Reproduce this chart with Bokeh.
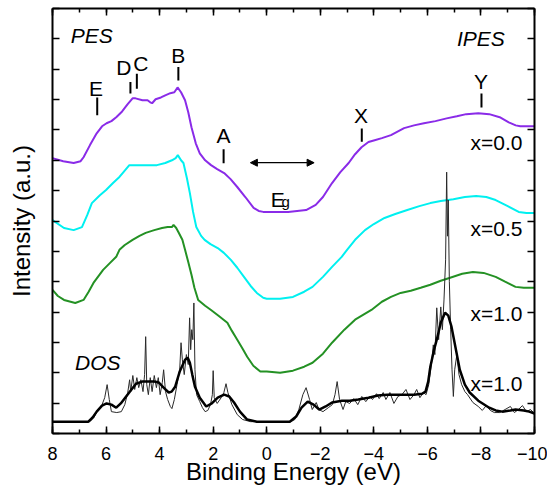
from bokeh.plotting import figure
from bokeh.models import Range1d, LinearAxis, SingleIntervalTicker, Arrow, NormalHead, CustomJSTickFormatter
from bokeh.embed import file_html
from bokeh.resources import INLINE
from bokeh.core.properties import value

# ---------------- data (binding energy in eV, intensity in arbitrary units) ----------------
pes0_x = [8.0, 7.6, 7.21, 6.95, 6.84, 6.6, 6.35, 6.15, 5.98, 5.8, 5.62, 5.4, 5.2, 5.01, 4.9, 4.64,
          4.45, 4.35, 4.28, 4.15, 3.95, 3.79, 3.6, 3.45, 3.33, 3.2, 3.05, 2.93, 2.81, 2.65, 2.5, 2.3,
          2.08, 1.85, 1.59, 1.35, 1.1, 0.8, 0.49, 0.3, 0.13, 0.0, -0.8, -1.47, -1.83, -2.1, -2.44,
          -2.75, -3.06, -3.3, -3.54, -3.8, -4.03, -4.3, -4.64, -5.13, -5.5, -5.87, -6.3, -6.72,
          -7.1, -7.45, -7.9, -8.31, -8.7, -9.04, -9.3, -9.47, -10.0]
pes0_y = [9.07, 8.97, 8.91, 8.97, 9.10, 9.50, 9.89, 10.12, 10.22, 10.29, 10.42, 10.61, 10.84, 11.04,
          11.04, 10.98, 10.98, 10.91, 10.88, 11.01, 11.07, 11.14, 11.21, 11.24, 11.40, 11.24, 10.98,
          10.58, 10.09, 9.56, 9.23, 9.00, 8.84, 8.71, 8.58, 8.38, 8.12, 7.79, 7.43, 7.33, 7.30, 7.30,
          7.30, 7.36, 7.53, 7.79, 8.25, 8.61, 8.91, 9.20, 9.43, 9.60, 9.66, 9.73, 9.83, 10.06, 10.15,
          10.22, 10.29, 10.38, 10.45, 10.52, 10.55, 10.52, 10.42, 10.25, 10.15, 10.12, 10.12]

pes05_x = [8.0, 7.57, 7.21, 6.9, 6.7, 6.53, 6.23, 6.0, 5.74, 5.5, 5.38, 5.13, 4.8, 4.4, 4.1, 3.79,
           3.54, 3.4, 3.32, 3.2, 3.11, 2.98, 2.87, 2.75, 2.63, 2.45, 2.32, 2.1, 1.83, 1.6, 1.34, 1.1,
           0.85, 0.6, 0.37, 0.13, 0.0, -0.5, -0.98, -1.4, -1.71, -2.1, -2.44, -2.8, -3.0, -3.3, -3.67,
           -4.0, -4.4, -4.8, -5.25, -5.7, -6.11, -6.5, -6.97, -7.4, -7.82, -8.2, -8.55, -9.0, -9.41,
           -9.7, -10.0]
pes05_y = [7.03, 6.77, 6.70, 6.80, 7.20, 7.59, 7.85, 8.02, 8.25, 8.45, 8.58, 8.84, 8.84, 8.84, 8.84,
           8.91, 9.00, 9.07, 9.17, 9.00, 8.91, 8.41, 7.92, 7.30, 6.80, 6.51, 6.38, 6.24, 6.11, 5.95,
           5.72, 5.46, 5.16, 4.86, 4.63, 4.47, 4.44, 4.44, 4.50, 4.67, 4.83, 5.16, 5.49, 5.82, 6.05,
           6.38, 6.70, 6.90, 7.10, 7.23, 7.36, 7.49, 7.59, 7.66, 7.72, 7.79, 7.82, 7.79, 7.69, 7.49,
           7.30, 7.26, 7.26]

pes10_x = [8.0, 7.8, 7.57, 7.15, 6.84, 6.65, 6.47, 6.11, 5.85, 5.62, 5.5, 5.3, 5.01, 4.75, 4.52, 4.2,
           3.91, 3.7, 3.54, 3.48, 3.38, 3.3, 3.15, 3.05, 2.93, 2.81, 2.7, 2.56, 2.3, 2.08, 1.8, 1.47,
           1.3, 1.1, 0.9, 0.73, 0.5, 0.24, 0.0, -0.5, -0.98, -1.4, -1.71, -2.1, -2.44, -2.9, -3.3,
           -3.91, -4.3, -4.64, -5.0, -5.38, -5.75, -6.11, -6.5, -6.85, -7.3, -7.7, -8.1, -8.55, -8.9,
           -9.29, -9.6, -10.0]
pes10_y = [4.73, 4.53, 4.40, 4.30, 4.40, 4.67, 4.96, 5.39, 5.62, 5.82, 6.05, 6.21, 6.38, 6.51, 6.61,
           6.70, 6.77, 6.80, 6.80, 6.87, 6.77, 6.64, 6.38, 6.05, 5.65, 5.23, 4.80, 4.40, 4.21, 4.07,
           3.88, 3.65, 3.38, 3.09, 2.79, 2.53, 2.23, 2.04, 2.04, 2.00, 2.07, 2.20, 2.33, 2.63, 2.99,
           3.42, 3.75, 4.07, 4.34, 4.50, 4.63, 4.70, 4.80, 4.90, 5.03, 5.13, 5.26, 5.32, 5.29, 5.16,
           5.00, 4.83, 4.80, 4.80]

dos_smooth_x = [8.0, 7.2, 6.66, 6.5, 6.35, 6.15, 5.98, 5.8, 5.62, 5.45, 5.25, 5.05, 4.88, 4.65, 4.4,
                4.2, 4.03, 3.85, 3.66, 3.55, 3.42, 3.25, 3.05, 2.95, 2.87, 2.78, 2.68, 2.5, 2.26, 2.05,
                1.83, 1.59, 1.4, 1.22, 1.0, 0.73, 0.37, 0.0, -0.86, -1.1, -1.3, -1.53, -1.75, -1.96,
                -2.2, -2.44, -2.81, -3.1, -3.42, -3.8, -4.15, -4.5, -4.89, -5.2, -5.5, -5.8, -5.93,
                -6.03, -6.11, -6.25, -6.35, -6.5, -6.66, -6.78, -6.9, -7.05, -7.21, -7.4, -7.58, -7.9,
                -8.31, -8.55, -8.8, -9.1, -9.29, -9.6, -9.8, -10.0]
dos_smooth_y = [0.39, 0.39, 0.39, 0.53, 0.72, 0.92, 0.99, 0.95, 0.85, 0.99, 1.22, 1.45, 1.64, 1.71,
                1.71, 1.71, 1.68, 1.51, 1.35, 1.38, 1.54, 2.04, 2.43, 2.50, 2.33, 1.94, 1.54, 1.18,
                0.89, 0.99, 1.18, 1.28, 1.22, 1.02, 0.72, 0.46, 0.39, 0.39, 0.39, 0.56, 0.85, 1.05,
                0.95, 0.79, 0.89, 1.02, 1.08, 1.08, 1.12, 1.18, 1.25, 1.28, 1.28, 1.28, 1.28, 1.31,
                1.38, 1.71, 2.20, 2.76, 3.09, 3.65, 3.98, 3.88, 3.52, 2.83, 2.10, 1.61, 1.35, 1.08,
                0.85, 0.76, 0.72, 0.76, 0.79, 0.76, 0.72, 0.66]

dos_raw_x = [8.0, 6.6, 6.45, 6.3, 6.15, 6.05, 5.96, 5.88, 5.8, 5.6, 5.43, 5.3, 5.19, 5.12, 5.08, 5.0,
             4.93, 4.85, 4.78, 4.7, 4.62, 4.56, 4.52, 4.48, 4.42, 4.35, 4.28, 4.2, 4.12, 4.05, 3.98,
             3.9, 3.85, 3.78, 3.7, 3.6, 3.54, 3.45, 3.35, 3.25, 3.2, 3.15, 3.08, 3.0, 2.93, 2.88, 2.84,
             2.8, 2.76, 2.72, 2.68, 2.62, 2.5, 2.4, 2.3, 2.2, 2.1, 2.03, 2.0, 1.96, 1.85, 1.7, 1.6,
             1.52, 1.45, 1.3, 1.1, 0.9, 0.6, -0.9, -1.05, -1.2, -1.35, -1.47, -1.6, -1.7, -1.85,
             -1.95, -2.1, -2.3, -2.45, -2.55, -2.63, -2.72, -2.85, -2.95, -3.1, -3.25, -3.4, -3.55,
             -3.7, -3.85, -3.95, -4.1, -4.2, -4.35, -4.45, -4.6, -4.75, -4.9, -5.05, -5.2, -5.35,
             -5.5, -5.6, -5.72, -5.85, -5.95, -6.05, -6.15, -6.22, -6.28, -6.35, -6.42, -6.5, -6.56,
             -6.62, -6.68, -6.72, -6.75, -6.78, -6.82, -6.87, -6.92, -6.97, -7.02, -7.1, -7.18,
             -7.28, -7.4, -7.5, -7.7, -7.9, -8.05, -8.2, -8.35, -8.5, -8.7, -8.9, -9.1, -9.25, -9.4,
             -9.55, -9.7, -9.85, -10.0]
dos_raw_y = [0.39, 0.39, 0.53, 0.79, 0.95, 1.18, 1.61, 1.12, 0.72, 0.69, 0.72, 0.95, 1.35, 1.77, 1.38,
             1.91, 1.45, 1.84, 1.51, 1.77, 1.38, 1.94, 3.19, 1.61, 1.28, 1.84, 1.38, 1.91, 1.51, 1.84,
             1.28, 1.68, 2.10, 1.38, 1.12, 0.89, 0.82, 1.12, 1.61, 2.10, 2.99, 2.43, 1.94, 2.60, 2.27,
             3.81, 2.76, 3.42, 3.09, 4.30, 2.10, 1.28, 1.05, 0.85, 0.72, 0.76, 0.95, 1.28, 2.07, 1.18,
             0.99, 1.18, 1.35, 1.64, 1.35, 0.95, 0.62, 0.46, 0.39, 0.39, 0.46, 0.79, 1.28, 1.51, 1.12,
             0.79, 1.02, 0.79, 0.72, 0.85, 0.95, 1.28, 1.71, 1.12, 0.79, 1.05, 0.99, 1.15, 0.95, 1.22,
             1.05, 1.22, 1.12, 1.31, 1.15, 1.35, 1.12, 1.35, 0.99, 1.22, 1.28, 1.45, 1.12, 1.28, 1.45,
             1.18, 1.35, 1.28, 1.61, 2.27, 2.92, 2.60, 4.14, 3.09, 4.17, 3.42, 4.40, 5.72, 8.61, 6.50,
             7.69, 5.00, 3.42, 2.10, 1.22, 2.10, 2.60, 1.94, 1.61, 1.38, 1.28, 1.02, 0.89, 0.76, 0.92,
             0.76, 0.69, 0.69, 0.79, 0.89, 0.69, 0.79, 0.92, 0.72, 0.79, 0.66]

# feature labels with their marker ticks
feat_text = ["E", "D", "C", "B", "A", "X", "Y"]
feat_x = [6.38, 5.34, 4.70, 3.30, 1.61, -3.52, -8.0]
feat_y = [11.37, 12.07, 12.18, 12.45, 9.83, 10.48, 11.58]
mark_x = [6.33, 5.09, 4.85, 3.30, 1.61, -3.55, -8.02]
mark_y0 = [10.48, 11.20, 11.36, 11.63, 8.90, 9.61, 10.74]
mark_y1 = [11.07, 11.58, 11.85, 12.07, 9.36, 10.05, 11.20]

# series labels
series_text = ["x=0.0", "x=0.5", "x=1.0", "x=1.0"]
series_x = [-9.55, -9.55, -9.55, -9.55]
series_y = [9.58, 6.75, 3.95, 1.64]

# section labels
section_text = ["PES", "IPES", "DOS"]
section_x = [6.53, -8.0, 6.31]
section_y = [13.10, 13.0, 2.34]

# band gap arrow
gap_x = [0.61, -1.77]
gap_y = [8.92, 8.92]
gap_E_x, gap_E_y = [-0.15], [7.71]
gap_g_x, gap_g_y = [-0.55], [7.64]

x_title = "Binding Energy (eV)"
y_title = "Intensity (a.u.)"
x_ticks_major = 2
y_ticks_major = 1

FONT = "Liberation Sans"

p = figure(width=547, height=487, x_range=Range1d(8, -10), y_range=Range1d(0, 14),
           output_backend="svg", toolbar_location=None,
           min_border_left=52, min_border_right=13, min_border_top=8, min_border_bottom=53)
p.xgrid.visible = False
p.ygrid.visible = False
p.outline_line_color = None
p.background_fill_color = "white"
p.border_fill_color = "white"

xa = p.below[0]
ya = p.left[0]
top_ax = LinearAxis()
right_ax = LinearAxis()
p.add_layout(top_ax, "above")
p.add_layout(right_ax, "right")

for ax in [xa, top_ax]:
    ax.ticker = SingleIntervalTicker(interval=x_ticks_major, num_minor_ticks=2)
for ax in [ya, right_ax]:
    ax.ticker = SingleIntervalTicker(interval=y_ticks_major, num_minor_ticks=0)

for ax in [xa, top_ax, ya, right_ax]:
    ax.axis_line_width = 2
    ax.axis_line_color = "black"
    ax.major_tick_in = 7
    ax.major_tick_out = 0
    ax.minor_tick_in = 4
    ax.minor_tick_out = 0
    ax.major_tick_line_width = 1.5
    ax.minor_tick_line_width = 1.5
    ax.major_tick_line_color = "black"
    ax.minor_tick_line_color = "black"

for ax in [top_ax, ya, right_ax]:
    ax.formatter = CustomJSTickFormatter(code="return ''")
    ax.major_label_standoff = 0

xa.major_label_text_font = FONT
xa.major_label_text_font_size = "18px"
xa.major_label_text_color = "black"
xa.major_label_standoff = 13
xa.axis_label = x_title
xa.axis_label_text_font = FONT
xa.axis_label_text_font_size = "24px"
xa.axis_label_text_font_style = "normal"
xa.axis_label_text_color = "black"
xa.axis_label_standoff = -5

ya.axis_label = y_title
ya.axis_label_text_font = FONT
ya.axis_label_text_font_size = "24px"
ya.axis_label_text_font_style = "normal"
ya.axis_label_text_color = "black"
ya.axis_label_standoff = 18

# curves
p.line(pes10_x, pes10_y, line_color="#249124", line_width=2)
p.line(pes05_x, pes05_y, line_color="#00f0f0", line_width=2)
p.line(pes0_x, pes0_y, line_color="#8a2be8", line_width=2)
p.line(dos_raw_x, dos_raw_y, line_color="#2a2a2a", line_width=1)
p.line(dos_smooth_x, dos_smooth_y, line_color="black", line_width=2.5)

# feature labels
p.text(feat_x, feat_y, text=feat_text, text_font=value(FONT), text_font_size="21px",
       text_align="center", text_baseline="middle", text_color="black")
p.segment(mark_x, mark_y0, mark_x, mark_y1, line_color="black", line_width=2)

p.text(series_x, series_y, text=series_text, text_font=value(FONT), text_font_size="21px",
       text_align="right", text_baseline="middle", text_color="black")
p.text(section_x, section_y, text=section_text, text_font=value(FONT), text_font_size="21px",
       text_font_style="italic", text_align="center", text_baseline="middle", text_color="black")

p.add_layout(Arrow(start=NormalHead(size=7, fill_color="black", line_color="black"),
                   end=NormalHead(size=7, fill_color="black", line_color="black"),
                   x_start=gap_x[0], y_start=gap_y[0], x_end=gap_x[1], y_end=gap_y[1],
                   line_width=1.2, line_color="black"))
p.text(gap_E_x, gap_E_y, text=["E"], text_font=value(FONT), text_font_size="21px",
       text_align="left", text_baseline="alphabetic", text_color="black")
p.text(gap_g_x, gap_g_y, text=["g"], text_font=value(FONT), text_font_size="15px",
       text_align="left", text_baseline="alphabetic", text_color="black")

open("out.html", "w").write(file_html(p, INLINE))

§ **WHAT YOU WILL DO**
Restate, line by line and word for word, everything from the top of the material through the line that contains "from bokeh.core.properties import value". Leave pictures out.

§ **ANSWER TO THIS PROBLEM**
Reproduce this chart with Bokeh.
from bokeh.plotting import figure
from bokeh.models import Range1d, LinearAxis, SingleIntervalTicker, Arrow, NormalHead, CustomJSTickFormatter
from bokeh.embed import file_html
from bokeh.resources import INLINE
from bokeh.core.properties import value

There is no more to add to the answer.